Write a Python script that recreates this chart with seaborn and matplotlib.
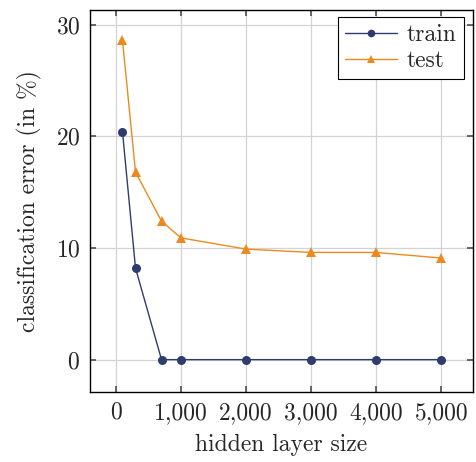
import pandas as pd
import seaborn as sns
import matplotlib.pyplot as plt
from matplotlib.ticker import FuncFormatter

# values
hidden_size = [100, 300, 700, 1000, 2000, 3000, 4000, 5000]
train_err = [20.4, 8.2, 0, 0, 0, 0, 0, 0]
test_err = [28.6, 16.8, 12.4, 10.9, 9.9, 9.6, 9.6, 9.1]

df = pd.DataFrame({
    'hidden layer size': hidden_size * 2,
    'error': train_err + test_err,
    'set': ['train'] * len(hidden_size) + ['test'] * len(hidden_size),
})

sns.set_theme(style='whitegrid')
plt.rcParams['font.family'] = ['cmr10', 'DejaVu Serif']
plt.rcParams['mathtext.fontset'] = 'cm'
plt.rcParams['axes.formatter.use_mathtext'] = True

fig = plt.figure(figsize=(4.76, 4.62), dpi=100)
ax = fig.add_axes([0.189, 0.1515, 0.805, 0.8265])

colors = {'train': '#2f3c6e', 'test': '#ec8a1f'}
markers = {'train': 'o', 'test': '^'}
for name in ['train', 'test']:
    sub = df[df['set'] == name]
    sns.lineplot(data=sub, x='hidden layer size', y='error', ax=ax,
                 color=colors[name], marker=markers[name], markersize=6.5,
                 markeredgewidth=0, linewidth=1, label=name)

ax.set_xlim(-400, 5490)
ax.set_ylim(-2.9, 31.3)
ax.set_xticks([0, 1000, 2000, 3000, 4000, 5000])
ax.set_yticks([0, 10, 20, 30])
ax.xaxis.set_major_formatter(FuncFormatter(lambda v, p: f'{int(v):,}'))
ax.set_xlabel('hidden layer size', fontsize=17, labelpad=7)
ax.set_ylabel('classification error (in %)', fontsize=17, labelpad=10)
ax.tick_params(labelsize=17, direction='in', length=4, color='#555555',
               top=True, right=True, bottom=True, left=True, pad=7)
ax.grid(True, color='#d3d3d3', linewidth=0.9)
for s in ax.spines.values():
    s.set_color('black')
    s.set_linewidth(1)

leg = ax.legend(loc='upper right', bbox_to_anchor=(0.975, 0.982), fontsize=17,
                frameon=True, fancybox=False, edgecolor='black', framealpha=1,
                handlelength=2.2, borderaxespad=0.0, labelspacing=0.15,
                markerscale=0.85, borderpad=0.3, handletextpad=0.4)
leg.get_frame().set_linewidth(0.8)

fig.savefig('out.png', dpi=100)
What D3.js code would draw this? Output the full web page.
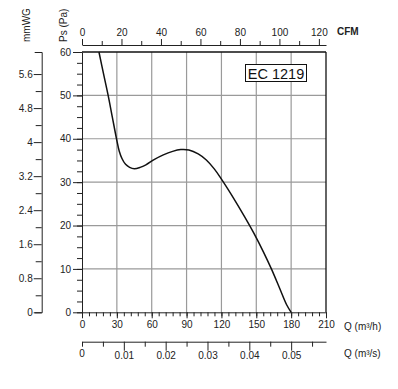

■ **Problem to work on**
Show all lines from the records above where the word "matplotlib" occurs.

■ **Answer to the task**
Write a Python script that recreates this chart with seaborn and matplotlib.
import matplotlib.pyplot as plt
from matplotlib.ticker import FuncFormatter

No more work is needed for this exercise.